An ideal rope, like the one envisioned by Milton and his co-authors, would slow down climbers as they fall by applying a constant deceleration force, thereby bringing the climber to a gradual stop rather than hitting the end of the rope with sudden jerk. It's the same concept as applying the brakes evenly when decelerating in a car over a short fixed distance to avoid giving yourself whiplash. As Milton explained, "The ideal climbing rope would decelerate a falling climber in the same way that on an aircraft carrier, the braking cable and its hydraulics slow down and stop a jet within a short distance."
Bendable eyeglass frames made with nitinol. (Image: Stanford Advanced Materials)

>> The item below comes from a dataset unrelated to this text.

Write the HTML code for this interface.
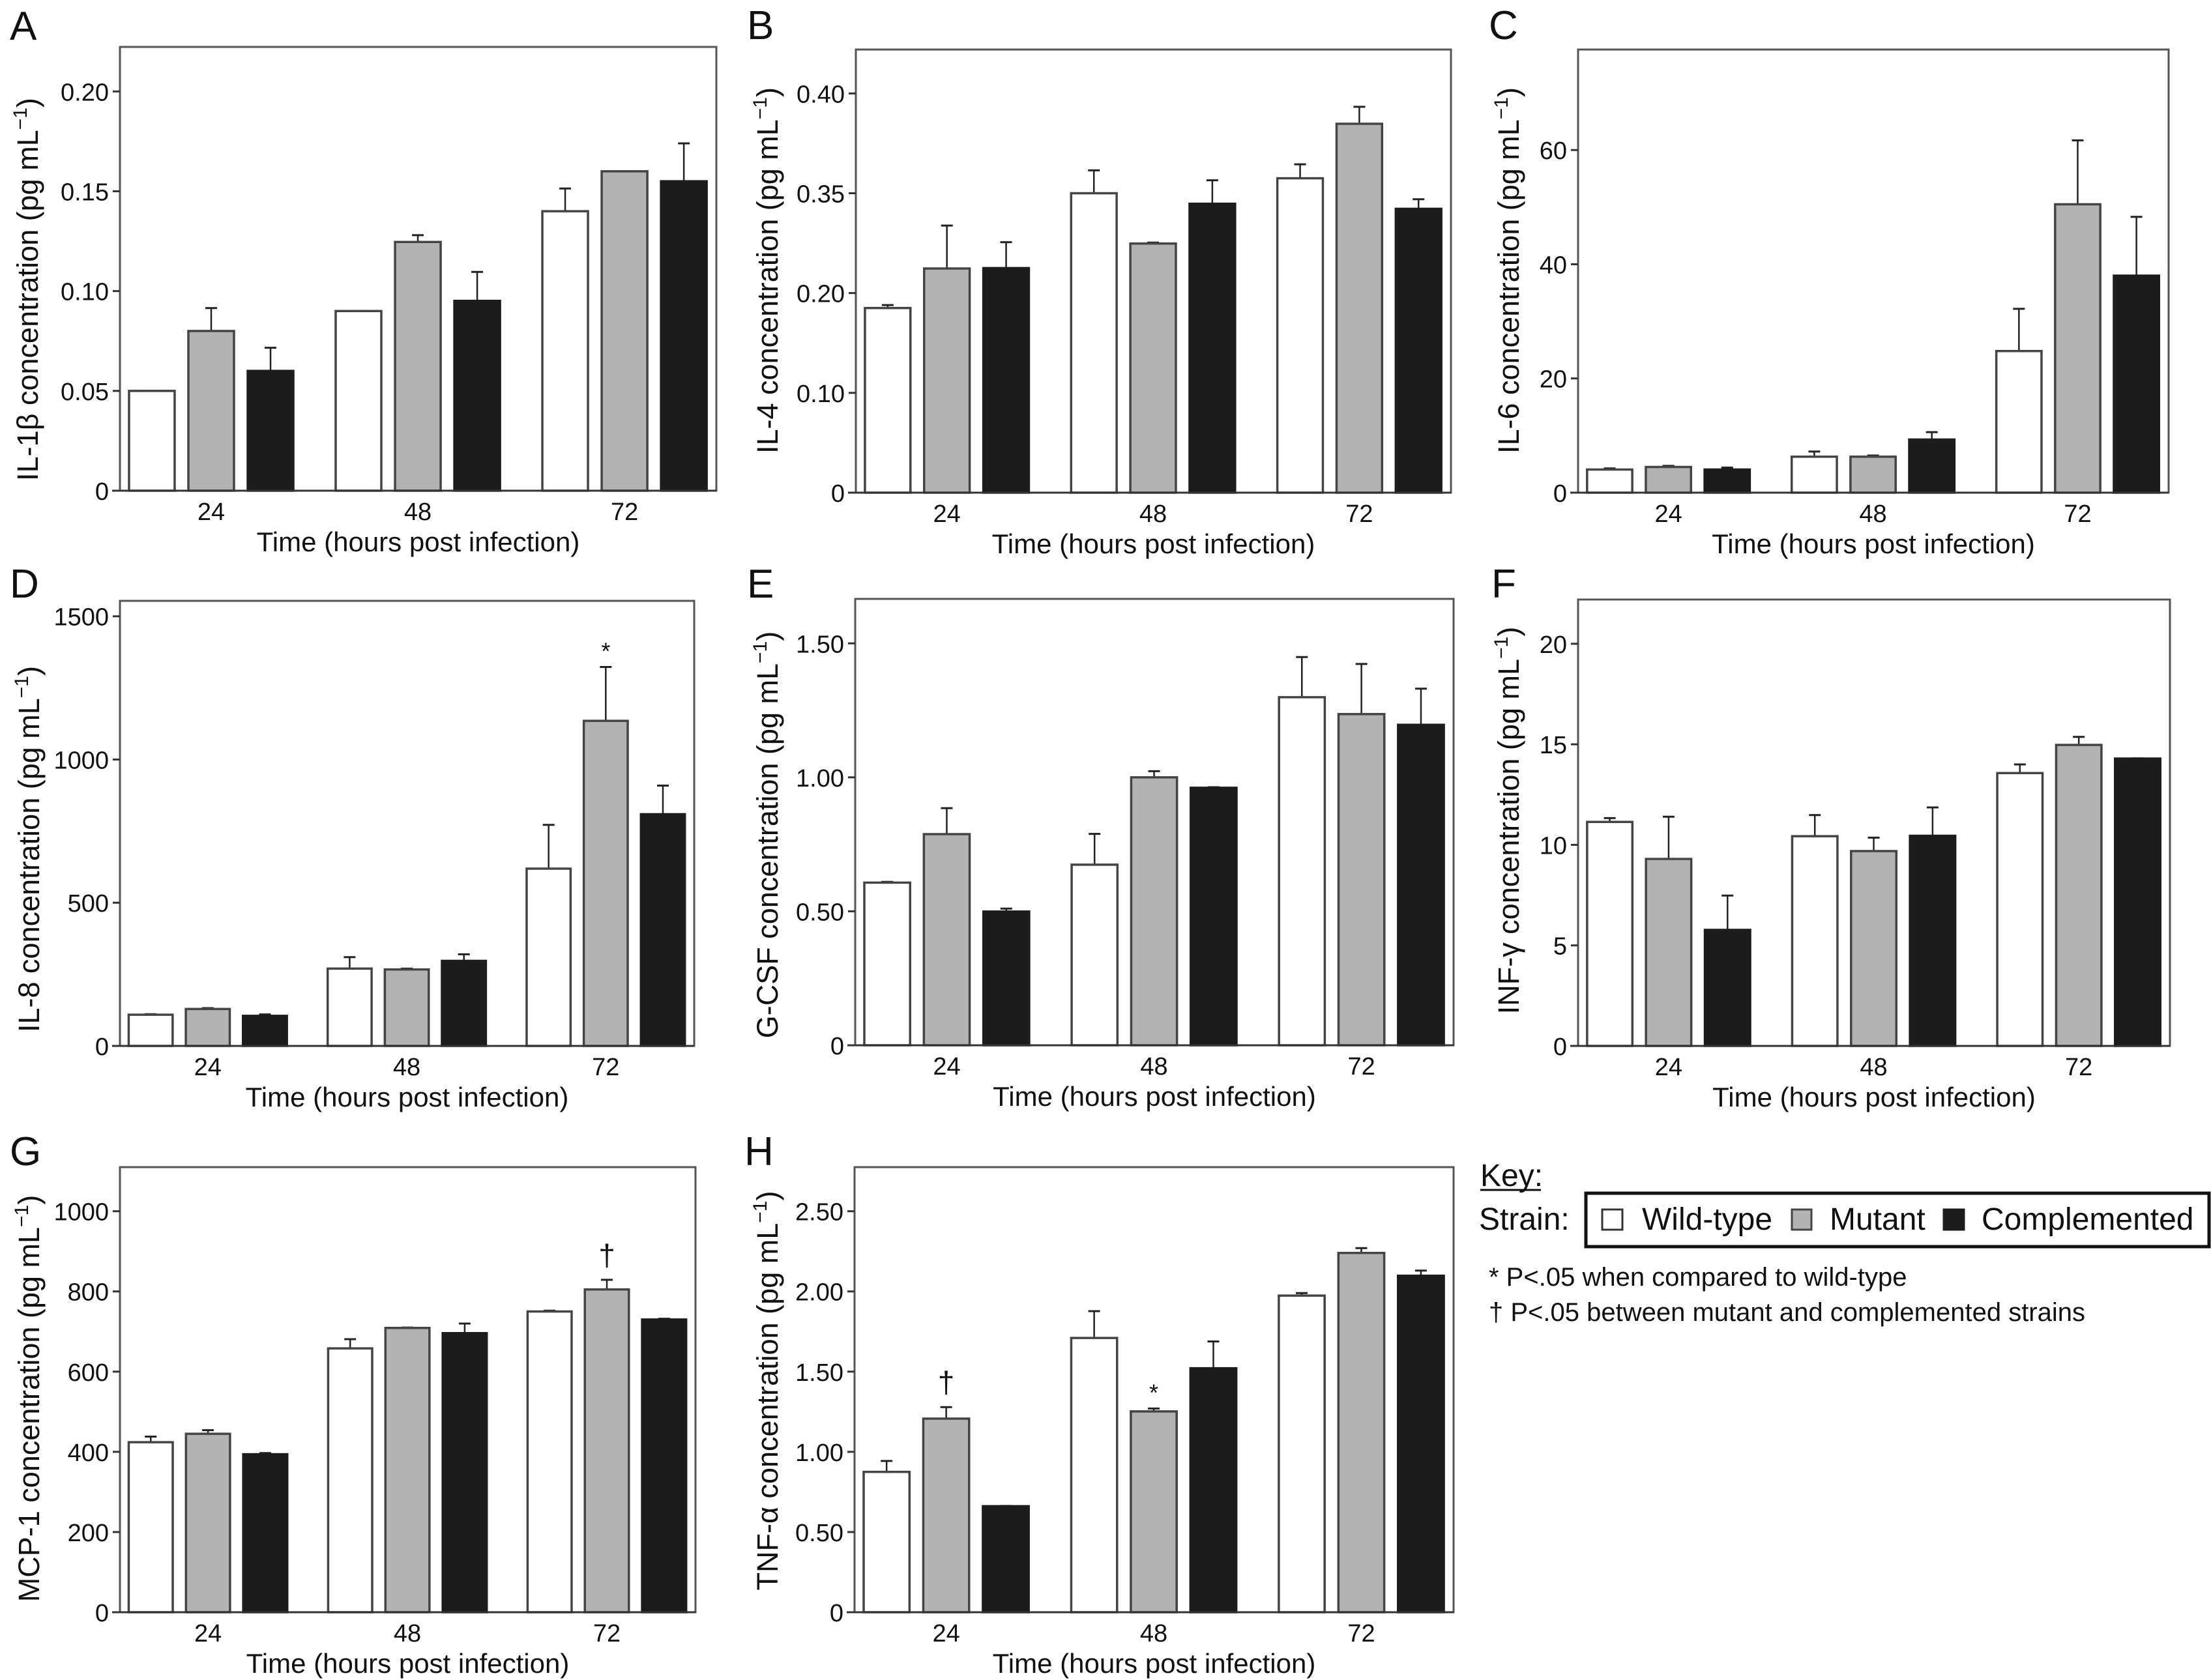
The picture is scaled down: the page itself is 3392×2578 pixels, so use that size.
<!DOCTYPE html>
<html><head><meta charset="utf-8"><title>Cytokine concentrations</title>
<style>html,body{margin:0;padding:0;background:#fff}svg{display:block}text{font-family:"Liberation Sans",Arial,sans-serif;fill:#111}</style>
</head><body>
<svg id="fig" xmlns="http://www.w3.org/2000/svg" width="3392" height="2578" viewBox="0 0 3392 2578">
<rect width="3392" height="2578" fill="#fff"/>
<g>
<text x="2271" y="1820" font-size="48">Key:</text>
<line x1="2271" y1="1826" x2="2364" y2="1826" stroke="#111" stroke-width="3"/>
<text x="2269" y="1887" font-size="48">Strain:</text>
<rect x="2433" y="1831" width="956" height="82" fill="none" stroke="#111" stroke-width="5"/>
<rect x="2458" y="1856" width="31" height="31" fill="#fff" stroke="#333" stroke-width="3"/>
<text x="2519" y="1887" font-size="48">Wild-type</text>
<rect x="2749" y="1856" width="30" height="31" fill="#b3b3b3" stroke="#444" stroke-width="3"/>
<text x="2807" y="1887" font-size="48">Mutant</text>
<rect x="2982" y="1856" width="31" height="31" fill="#1c1c1c" stroke="#1c1c1c" stroke-width="3"/>
<text x="3040" y="1887" font-size="48">Complemented</text>
<text x="2284" y="1973" font-size="40">* P&lt;.05 when compared to wild-type</text>
<text x="2284" y="2027" font-size="40">† P&lt;.05 between mutant and complemented strains</text>
</g>
</svg>
<script>
// shared categories
const groups = ["24","48","72"];
// Panel A IL-1beta
const aWt=[0.05,0.09,0.14], aWtE=[0,0,0.0114];
const aMut=[0.08,0.1246,0.16], aMutE=[0.0115,0.0034,0];
const aComp=[0.06,0.0951,0.155], aCompE=[0.0116,0.0145,0.019];
const aTicks=[0,0.05,0.10,0.15,0.20], aTickLabels=["0","0.05","0.10","0.15","0.20"];
// Panel B IL-4
const bWt=[0.185,0.30,0.315], bWtE=[0.003,0.023,0.014];
const bMut=[0.2246,0.2496,0.3696], bMutE=[0.043,0.001,0.017];
const bComp=[0.225,0.2895,0.2844], bCompE=[0.026,0.0235,0.0096];
const bTicks=[0,0.1,0.2,0.3,0.4], bTickLabels=["0","0.10","0.20","0.35","0.40"];
// Panel C IL-6
const cWt=[4.05,6.3,24.8], cWtE=[0.2,0.9,7.4];
const cMut=[4.5,6.3,50.5], cMutE=[0.2,0.2,11.2];
const cComp=[4.05,9.3,38], cCompE=[0.35,1.3,10.3];
const cTicks=[0,20,40,60], cTickLabels=["0","20","40","60"];
// Panel D IL-8
const dWt=[109,270,619], dWtE=[2,40,153];
const dMut=[129,267,1135], dMutE=[3,3,188];
const dComp=[105,297,809], dCompE=[5,23,100];
const dTicks=[0,500,1000,1500], dTickLabels=["0","500","1000","1500"];
// Panel E G-CSF
const eWt=[0.607,0.674,1.299], eWtE=[0.003,0.115,0.15];
const eMut=[0.788,1.0,1.236], eMutE=[0.097,0.023,0.187];
const eComp=[0.499,0.961,1.196], eCompE=[0.011,0.002,0.135];
const eTicks=[0,0.5,1.0,1.5], eTickLabels=["0","0.50","1.00","1.50"];
// Panel F INF-gamma
const fWt=[11.14,10.43,13.57], fWtE=[0.19,1.05,0.43];
const fMut=[9.3,9.69,14.97], fMutE=[2.1,0.67,0.4];
const fComp=[5.77,10.45,14.29], fCompE=[1.71,1.41,0.01];
const fTicks=[0,5,10,15,20], fTickLabels=["0","5","10","15","20"];
// Panel G MCP-1
const gWt=[424,658,750], gWtE=[14,23,2];
const gMut=[445,709,805], gMutE=[9,1,24];
const gComp=[394,696,730], gCompE=[3,24,2];
const gTicks=[0,200,400,600,800,1000], gTickLabels=["0","200","400","600","800","1000"];
// Panel H TNF-alpha
const hWt=[0.875,1.71,1.974], hWtE=[0.068,0.167,0.016];
const hMut=[1.207,1.252,2.24], hMutE=[0.072,0.018,0.03];
const hComp=[0.661,1.521,2.098], hCompE=[0.002,0.167,0.032];
const hTicks=[0,0.5,1.0,1.5,2.0,2.5], hTickLabels=["0","0.50","1.00","1.50","2.00","2.50"];

const NS="http://www.w3.org/2000/svg";
const svg=document.getElementById('fig');
function mk(tag,attrs,parent){const e=document.createElementNS(NS,tag);for(const k in attrs)e.setAttribute(k,attrs[k]);(parent||svg).appendChild(e);return e;}

const panels=[
 {id:'a',letter:'A',lx:15,ly:61,x0:184,x1:1099,y0:72,y1:753,ymax:0.2223,tx:42,tcy:444,title:'IL-1β concentration (pg mL',wt:aWt,wtE:aWtE,mut:aMut,mutE:aMutE,comp:aComp,compE:aCompE,ticks:aTicks,labels:aTickLabels,ann:[]},
 {id:'b',letter:'B',lx:1146,ly:60,x0:1313,x1:2226,y0:76,y1:756,ymax:0.444,tx:1177,tcy:415,title:'IL-4 concentration (pg mL',wt:bWt,wtE:bWtE,mut:bMut,mutE:bMutE,comp:bComp,compE:bCompE,ticks:bTicks,labels:bTickLabels,ann:[]},
 {id:'c',letter:'C',lx:2284,ly:60,x0:2421,x1:3327,y0:76,y1:756,ymax:77.6,tx:2314,tcy:415,title:'IL-6 concentration (pg mL',wt:cWt,wtE:cWtE,mut:cMut,mutE:cMutE,comp:cComp,compE:cCompE,ticks:cTicks,labels:cTickLabels,ann:[]},
 {id:'d',letter:'D',lx:15,ly:917,x0:184,x1:1065,y0:922,y1:1605,ymax:1554,tx:44,tcy:1303,title:'IL-8 concentration (pg mL',wt:dWt,wtE:dWtE,mut:dMut,mutE:dMutE,comp:dComp,compE:dCompE,ticks:dTicks,labels:dTickLabels,ann:[{s:1,g:2,t:'*'}]},
 {id:'e',letter:'E',lx:1146,ly:917,x0:1312,x1:2230,y0:919,y1:1604,ymax:1.666,tx:1177,tcy:1281,title:'G-CSF concentration (pg mL',wt:eWt,wtE:eWtE,mut:eMut,mutE:eMutE,comp:eComp,compE:eCompE,ticks:eTicks,labels:eTickLabels,ann:[]},
 {id:'f',letter:'F',lx:2288,ly:917,x0:2421,x1:3329,y0:920,y1:1605,ymax:22.2,tx:2314,tcy:1259,title:'INF-γ concentration (pg mL',wt:fWt,wtE:fWtE,mut:fMut,mutE:fMutE,comp:fComp,compE:fCompE,ticks:fTicks,labels:fTickLabels,ann:[]},
 {id:'g',letter:'G',lx:15,ly:1788,x0:184,x1:1067,y0:1791,y1:2474,ymax:1110,tx:44,tcy:2146,title:'MCP-1 concentration (pg mL',wt:gWt,wtE:gWtE,mut:gMut,mutE:gMutE,comp:gComp,compE:gCompE,ticks:gTicks,labels:gTickLabels,ann:[{s:1,g:2,t:'†'}]},
 {id:'h',letter:'H',lx:1142,ly:1788,x0:1311,x1:2230,y0:1791,y1:2474,ymax:2.775,tx:1177,tcy:2134,title:'TNF-α concentration (pg mL',wt:hWt,wtE:hWtE,mut:hMut,mutE:hMutE,comp:hComp,compE:hCompE,ticks:hTicks,labels:hTickLabels,ann:[{s:1,g:0,t:'†'},{s:1,g:1,t:'*'}]}
];
const fills=['#ffffff','#b3b3b3','#1c1c1c'];
const strokes=['#444','#444','#1c1c1c'];
const sNames=['wild-type','mutant','complemented'];

panels.forEach(p=>{
 const g=mk('g',{});
 
 
 const W=p.x1-p.x0;
 const yS=v=>p.y1-(v/p.ymax)*(p.y1-p.y0);
 const gx=i=>p.x0+W*(0.153+0.3465*i);
 const bw=W*0.0765, step=W*0.0995;
 const letter=mk('text',{x:p.lx,y:p.ly,'font-size':62},g);letter.textContent=p.letter;
 
 
 const frame=mk('rect',{x:p.x0,y:p.y0,width:W,height:p.y1-p.y0,fill:'none',stroke:'#555','stroke-width':3},g);
 
 
 p.ticks.forEach((t,i)=>{
  const y=yS(t);
  const tk=mk('line',{x1:p.x0-11,x2:p.x0,y1:y,y2:y,stroke:'#333','stroke-width':3},g);
  
  
  const tl=mk('text',{x:p.x0-17,y:y+14,'font-size':38,'text-anchor':'end'},g);tl.textContent=p.labels[i];
  
  
 });
 const series=[[p.wt,p.wtE],[p.mut,p.mutE],[p.comp,p.compE]];
 series.forEach((s,si)=>{
  s[0].forEach((v,gi)=>{
   const cx=gx(gi)+(si-1)*step;
   const top=yS(v);
   const et=yS(v+s[1][gi]);
   const el=mk('line',{x1:cx,x2:cx,y1:top,y2:et,stroke:'#222','stroke-width':2.5},g);
   
   
   const ec=mk('line',{x1:cx-9,x2:cx+9,y1:et,y2:et,stroke:'#222','stroke-width':3},g);
   
   
   const r=mk('rect',{x:cx-bw/2,y:top,width:bw,height:p.y1-top,fill:fills[si],stroke:strokes[si],'stroke-width':3.5},g);
   
   
  });
 });
 p.ann.forEach(a=>{
  const s=series[a.s];
  const cx=gx(a.g)+(a.s-1)*step;
  const et=yS(s[0][a.g]+s[1][a.g]);
  const at=mk('text',{x:cx,y:et-(a.t==='*'?12:22),'font-size':a.t==='*'?36:46,'text-anchor':'middle'},g);at.textContent=a.t;
  
  
 });
 const base=mk('line',{x1:p.x0-12,x2:p.x1,y1:p.y1,y2:p.y1,stroke:'#333','stroke-width':3},g);
 
 
 groups.forEach((lab,gi)=>{
  const xl=mk('text',{x:gx(gi),y:p.y1+45,'font-size':38,'text-anchor':'middle'},g);xl.textContent=lab;
  
  
 });
 const xt=mk('text',{x:(p.x0+p.x1)/2,y:p.y1+93,'font-size':42,'text-anchor':'middle'},g);xt.textContent='Time (hours post infection)';
 
 
 const yt=mk('text',{x:0,y:0,'font-size':45,'text-anchor':'middle',transform:`translate(${p.tx+16},${p.tcy}) rotate(-90)`},g);
 
 
 const t1=mk('tspan',{},yt);t1.textContent=p.title;
 const t2=mk('tspan',{'font-size':30,dy:-17},yt);t2.textContent='−1';
 const t3=mk('tspan',{dy:17},yt);t3.textContent=')';
});
</script>
</body></html>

Right now this ideal rope is purely theoretical, but Milton et al's paper demonstrates that it's at least mathematically possible to design something like this. They even proposed a promising class of materials: So-called shape-memory materials, which "remember" their original shape and return to it even after they're deformed.
One example is the nitinol wire found in everything from helicopter blades, stents and heart valves, to golf clubs, underwire bras and flexible eyeglass frames. These materials can absorb a lot of energy, so a rope made out of the stuff would stretch out and then retract slowly, instead of snapping back suddenly.
Unfortunately, nitinol (an alloy of nickel and titanium) is too heavy and expensive to make such an ideal rope, plus it's ultra-sensitive to changes in temperature, and difficult to knot or coil. And the other known shape memory materials don't stretch quite enough for climbing purposes: A rope made of them might stretch 108 per cent of its usual length, compared to 125 to 135 per cent for the top climbing ropes now being used. Combining a shape memory material with nylon fibre or other conventional materials might be one way to address that shortcoming.
It's really just a first step. As the authors write in their paper, "We do not expect...to have an immediate effect on the climbing community, but by providing a prescription for a mathematically ideal rope,the work may help guide the development of new ropes." Perhaps rock and mountain climbers will one day have cause to thank them.